#### [Exercise description]
Print word for word the first line of the listing below and every line after it, through the line with "import seaborn as sns". Leave out the pictures and the rest.

#### [Dataset excerpt]
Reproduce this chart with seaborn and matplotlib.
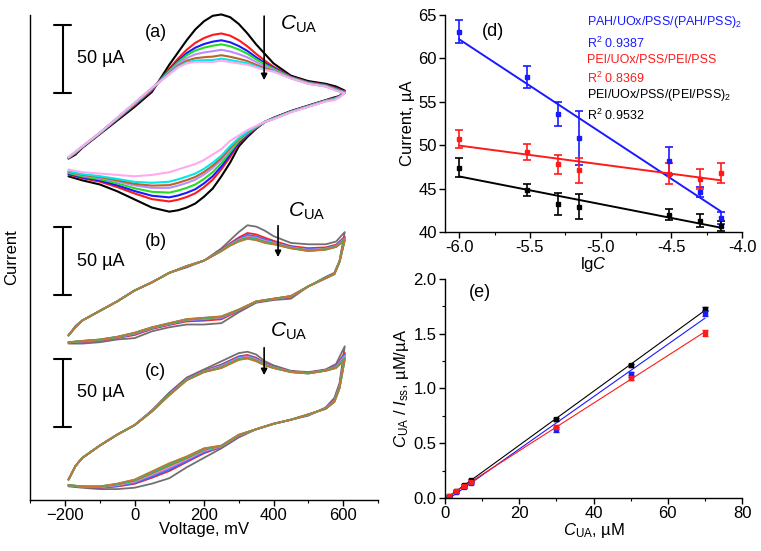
import matplotlib
matplotlib.use("Agg")
import matplotlib.pyplot as plt
from matplotlib import font_manager as fm
from matplotlib.ticker import MultipleLocator, AutoMinorLocator, FormatStrFormatter
import numpy as np
import pandas as pd
import seaborn as sns

sns.set_style("ticks", {"axes.edgecolor": "black", "xtick.color": "black", "ytick.color": "black",
                        "text.color": "black", "axes.labelcolor": "black"})
plt.rcParams["font.family"] = ["Liberation Sans", "DejaVu Sans"]
plt.rcParams["mathtext.fontset"] = "custom"
plt.rcParams["mathtext.rm"] = "Liberation Sans"
it_file = fm.findfont(fm.FontProperties(family="Liberation Sans", style="italic"))
if "italic" in it_file.lower():
    plt.rcParams["mathtext.it"] = "Liberation Sans:italic"
else:
    plt.rcParams["mathtext.it"] = "DejaVu Sans:italic"

# ---------------- CV data (current in uA, panels offset) ----------------
a_E_fwd = [-190, -170, -150, -100, -50, 0, 50, 100, 125, 150, 175, 200, 225, 250, 275, 300,
           325, 350, 375, 400, 450, 500, 550, 580, 605]
a_E_rev = [605, 590, 575, 550, 500, 450, 400, 375, 350, 325, 300, 275, 250, 225, 200, 175,
           150, 125, 100, 50, 0, -50, -100, -150, -190]
a_outer_fwd = [251, 254, 259, 269, 279, 289, 300, 320, 329, 338, 346, 352, 356, 357, 355, 350,
               343, 335, 328, 321, 312, 308, 306, 304, 301]
a_inner_fwd = [252, 256, 260, 270, 281, 292, 303, 313, 318, 321, 322, 322, 322, 323, 322, 321,
               320, 318, 316, 315, 310, 306, 304, 301, 299]
a_outer_rev = [301, 297, 296, 294, 290, 286, 281, 278, 273, 267, 260, 248, 238, 229, 223, 218,
               215, 213, 212, 215, 221, 227, 232, 235, 238]
a_inner_rev = [299, 296, 294, 293, 289, 285, 280, 278, 275, 272, 268, 264, 258, 254, 250, 247,
               245, 243, 241, 239, 238, 239, 240, 241, 243]
a_colors = ["black", "#ff1a1a", "#1a1aff", "#22dd22", "#bb8cff", "#b8652a", "#00e8e8", "#ffaaee"]
a_peaks = [357, 343, 338, 335, 331, 327, 324.5, 323]
a_troughs = [212, 219.5, 222.5, 226, 229.5, 231.5, 234, 241]

E_fwd = [-190, -170, -150, -100, -50, 0, 50, 100, 150, 200, 250, 275, 300, 325, 350, 375, 400,
         450, 500, 550, 580, 605]
E_rev = [605, 590, 575, 550, 500, 450, 400, 350, 300, 250, 200, 150, 100, 50, 0, -50, -100, -150, -190]

b_outer_fwd = [121, 128, 132, 139, 146, 154, 160, 167, 171, 176, 185, 191, 197, 202, 201, 198, 194,
               189, 188, 188, 190, 197]
b_inner_fwd = [121, 127, 132, 139, 146, 154, 160, 167, 172, 176, 183, 187, 190, 192, 191, 189, 188,
               185, 183, 184, 186, 191]
b_outer_rev = [197, 176, 167, 164, 157, 148, 147, 145, 138, 130, 129, 129, 127, 124, 119, 118, 116, 115, 115]
b_inner_rev = [191, 175, 166, 163, 157, 150, 148, 146, 140, 135, 134, 133, 130, 127, 123, 120, 118, 117, 116]
b_peaks = [202, 196.3, 194.9, 194.1, 193.4, 193.0, 192.6, 192.3, 192]

c_outer_fwd = [15, 25, 31, 40, 48, 55, 66, 79, 90, 96, 102, 105, 108, 109, 107, 102, 99,
               95, 94, 96, 100, 113]
c_inner_fwd = [15, 25, 31, 40, 48, 55, 65, 77, 88, 94, 97, 100, 103, 104, 102, 99, 97,
               94, 93, 95, 97, 103]
c_outer_rev = [113, 86, 75, 68, 62, 59, 56, 52, 46, 38, 31, 24, 16, 12, 9, 8, 8, 9, 10]
c_inner_rev = [103, 82, 72, 67, 63, 59, 56, 52, 48, 40, 38, 32, 27, 21, 15, 12, 10, 10, 11]
c_peaks = [109, 106.6, 106.2, 105.6, 105.2, 104.8, 104.4, 104.2, 104]

bc_colors = ["#707070", "#ff2020", "#2b6cff", "#a070e0", "#ff88dd", "#8a8a20", "#30c030", "#00cccc", "#c07830"]

# ---------------- (d) ----------------
lgC = [-6.0, -5.52, -5.30, -5.15, -4.52, -4.30, -4.15]
pah_I = [63.1, 57.9, 53.6, 50.8, 48.2, 44.6, 41.6]
pah_err = [1.35, 1.25, 1.35, 3.1, 1.6, 0.6, 0.7]
pei_I = [50.7, 49.25, 47.8, 47.1, 46.7, 46.1, 46.8]
pei_err = [1.05, 0.9, 1.1, 1.4, 1.2, 1.15, 1.15]
pei2_I = [47.4, 44.8, 43.2, 42.9, 42.0, 41.3, 40.7]
pei2_err = [1.1, 0.7, 1.25, 1.45, 0.6, 0.75, 0.6]

d_labels = [r"PAH/UOx/PSS/(PAH/PSS)$_2$", "R$^2$ 0.9387",
            "PEI/UOx/PSS/PEI/PSS", "R$^2$ 0.8369",
            r"PEI/UOx/PSS/(PEI/PSS)$_2$", "R$^2$ 0.9532"]
d_colors = ["#1a1aff", "#ff1a1a", "black"]

# ---------------- (e) ----------------
C_ua = [1, 3, 5, 7, 30, 50, 70]
e_black = [0.02, 0.065, 0.115, 0.16, 0.718, 1.21, 1.725]
e_black_err = [0.01, 0.01, 0.012, 0.012, 0.015, 0.018, 0.022]
e_blue = [0.01, 0.055, 0.10, 0.14, 0.626, 1.13, 1.69]
e_blue_err = [0.01, 0.01, 0.01, 0.012, 0.025, 0.025, 0.03]
e_red = [0.015, 0.06, 0.105, 0.15, 0.65, 1.10, 1.505]
e_red_err = [0.01, 0.01, 0.01, 0.012, 0.02, 0.025, 0.03]


def cv_frame(E_f, E_r, out_f, in_f, out_r, in_r, w_f, w_r, colors):
    out_f, in_f, out_r, in_r = map(np.asarray, (out_f, in_f, out_r, in_r))
    frames = []
    for col, wf, wr in zip(colors, w_f, w_r):
        cur = np.concatenate([in_f + wf * (out_f - in_f), in_r + wr * (out_r - in_r)])
        frames.append(pd.DataFrame({"E": E_f + E_r, "I": cur, "curve": col}))
    return pd.concat(frames, ignore_index=True)


def fwd_weights(out_f, in_f, peaks):
    k = int(np.argmax(in_f))
    return [(p - in_f[k]) / (out_f[k] - in_f[k]) for p in peaks]


fig = plt.figure(figsize=(7.61, 5.51), dpi=100)
ax_cv = fig.add_axes([0.0398, 0.0926, 0.4566, 0.8802])
ax_d = fig.add_axes([0.5848, 0.5789, 0.3903, 0.3938])
ax_e = fig.add_axes([0.5848, 0.0962, 0.3903, 0.3975])

wa_f = fwd_weights(a_outer_fwd, a_inner_fwd, a_peaks)
k = int(np.argmin(a_outer_rev))
wa_r = [(a_inner_rev[k] - t) / (a_inner_rev[k] - a_outer_rev[k]) for t in a_troughs]
wb = fwd_weights(b_outer_fwd, b_inner_fwd, b_peaks)
wc = fwd_weights(c_outer_fwd, c_inner_fwd, c_peaks)

panels = [
    (cv_frame(a_E_fwd, a_E_rev, a_outer_fwd, a_inner_fwd, a_outer_rev, a_inner_rev, wa_f, wa_r, a_colors),
     a_colors, 1.5),
    (cv_frame(E_fwd, E_rev, b_outer_fwd, b_inner_fwd, b_outer_rev, b_inner_rev, wb, wb, bc_colors),
     bc_colors, 1.3),
    (cv_frame(E_fwd, E_rev, c_outer_fwd, c_inner_fwd, c_outer_rev, c_inner_rev, wc, wc, bc_colors),
     bc_colors, 1.3),
]
for df_cv, cols, lw in panels:
    sns.lineplot(data=df_cv, x="E", y="I", hue="curve", palette={c: c for c in cols},
                 hue_order=cols, estimator=None, sort=False, lw=lw, legend=False,
                 ax=ax_cv, clip_on=False, solid_joinstyle="round")

ax_cv.set_xlim(-300, 700)
ax_cv.set_ylim(0, 356.6)
ax_cv.set_yticks([])
ax_cv.xaxis.set_minor_locator(AutoMinorLocator(2))
ax_cv.set_xticks([-200, 0, 200, 400, 600])
ax_cv.set_xlabel("Voltage, mV", fontsize=12, labelpad=-1)
ax_cv.set_ylabel("Current", fontsize=12, labelpad=8)

bar_x = -207
bar_bottoms = [299.5, 150.7, 53.9]
letters = ["(a)", "(b)", "(c)"]
letter_y = [344, 190, 94.4]
for yb, let, ly in zip(bar_bottoms, letters, letter_y):
    ax_cv.plot([bar_x, bar_x], [yb, yb + 50], color="black", lw=1.5)
    for yy in (yb, yb + 50):
        ax_cv.plot([bar_x - 25, bar_x + 25], [yy, yy], color="black", lw=1.5)
    ax_cv.text(-165, yb + 25, "50 µA", fontsize=13, va="center", ha="left")
    ax_cv.text(61, ly, let, fontsize=13, va="center", ha="center")

arrow_x = [373, 413, 373]
arrow_y = [(357.8, 306.6), (203.7, 176.5), (114, 89.7)]
cua_pos = [(419, 345.6), (442, 208.3), (390, 120.1)]
for xa, (y0, y1), (tx, ty) in zip(arrow_x, arrow_y, cua_pos):
    ax_cv.annotate("", xy=(xa, y1), xytext=(xa, y0),
                   arrowprops=dict(arrowstyle="-|>", color="black", lw=1.2, mutation_scale=9))
    ax_cv.text(tx, ty, r"$C_{\mathrm{UA}}$", fontsize=15, va="baseline", ha="left")

d_sets = [(pah_I, pah_err), (pei_I, pei_err), (pei2_I, pei2_err)]
for (yv, ye), col in zip(d_sets, d_colors):
    ax_d.errorbar(lgC, yv, yerr=ye, fmt="s", ms=2.5, color=col, ecolor=col,
                  elinewidth=1.2, capsize=3, capthick=1.2)
    slope, icpt = np.polyfit(lgC, yv, 1)
    fit = pd.DataFrame({"x": [lgC[0], lgC[-1]]})
    fit["y"] = slope * fit["x"] + icpt
    sns.lineplot(data=fit, x="x", y="y", color=col, lw=1.4, ax=ax_d)

ax_d.set_xlim(-6.1, -4.0)
ax_d.set_ylim(40, 65)
ax_d.xaxis.set_major_locator(MultipleLocator(0.5))
ax_d.xaxis.set_minor_locator(AutoMinorLocator(2))
ax_d.xaxis.set_major_formatter(FormatStrFormatter("%.1f"))
ax_d.yaxis.set_major_locator(MultipleLocator(5))
ax_d.set_xlabel(r"lg$C$", fontsize=12, labelpad=0)
ax_d.set_ylabel("Current, µA", fontsize=12, labelpad=2)
ax_d.text(0.162, 0.922, "(d)", transform=ax_d.transAxes, fontsize=13, ha="center", va="center")
lab_y = [0.968, 0.871, 0.793, 0.710, 0.631, 0.539]
for i, (lab, yy) in enumerate(zip(d_labels, lab_y)):
    ax_d.text(0.478, yy, lab, transform=ax_d.transAxes, fontsize=9,
              color=d_colors[i // 2], ha="left", va="center")

e_sets = [(e_black, e_black_err, "black"), (e_blue, e_blue_err, "#1a1aff"), (e_red, e_red_err, "#ff1a1a")]
for yv, ye, col in e_sets:
    ax_e.errorbar(C_ua, yv, yerr=ye, fmt="s", ms=2.5, color=col, ecolor=col,
                  elinewidth=1.0, capsize=2, capthick=1.0)
    slope, icpt = np.polyfit(C_ua, yv, 1)
    fit = pd.DataFrame({"x": [C_ua[0], C_ua[-1]]})
    fit["y"] = slope * fit["x"] + icpt
    sns.lineplot(data=fit, x="x", y="y", color=col, lw=0.8, ax=ax_e)

ax_e.set_xlim(0, 80)
ax_e.set_ylim(0, 2.0)
ax_e.xaxis.set_major_locator(MultipleLocator(20))
ax_e.xaxis.set_minor_locator(AutoMinorLocator(2))
ax_e.yaxis.set_major_locator(MultipleLocator(0.5))
ax_e.yaxis.set_minor_locator(AutoMinorLocator(2))
ax_e.yaxis.set_major_formatter(FormatStrFormatter("%.1f"))
ax_e.set_xlabel(r"$C_{\mathrm{UA}}$, µM", fontsize=12, labelpad=0)
ax_e.set_ylabel(r"$C_{\mathrm{UA}}$ / $I_{\mathrm{ss}}$, µM/µA", fontsize=12, labelpad=2)
ax_e.text(0.118, 0.94, "(e)", transform=ax_e.transAxes, fontsize=13, ha="center", va="center")

for ax in (ax_cv, ax_d, ax_e):
    sns.despine(ax=ax)
    ax.tick_params(which="major", direction="out", length=4, width=1, labelsize=12, pad=2)
    ax.tick_params(which="minor", direction="out", length=2.5, width=0.8)
    for s in ("left", "bottom"):
        ax.spines[s].set_linewidth(1.0)
    ax.grid(False)

fig.savefig("out.png", dpi=100)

#### [Final answer]
Reproduce this chart with seaborn and matplotlib.
import matplotlib
matplotlib.use("Agg")
import matplotlib.pyplot as plt
from matplotlib import font_manager as fm
from matplotlib.ticker import MultipleLocator, AutoMinorLocator, FormatStrFormatter
import numpy as np
import pandas as pd
import seaborn as sns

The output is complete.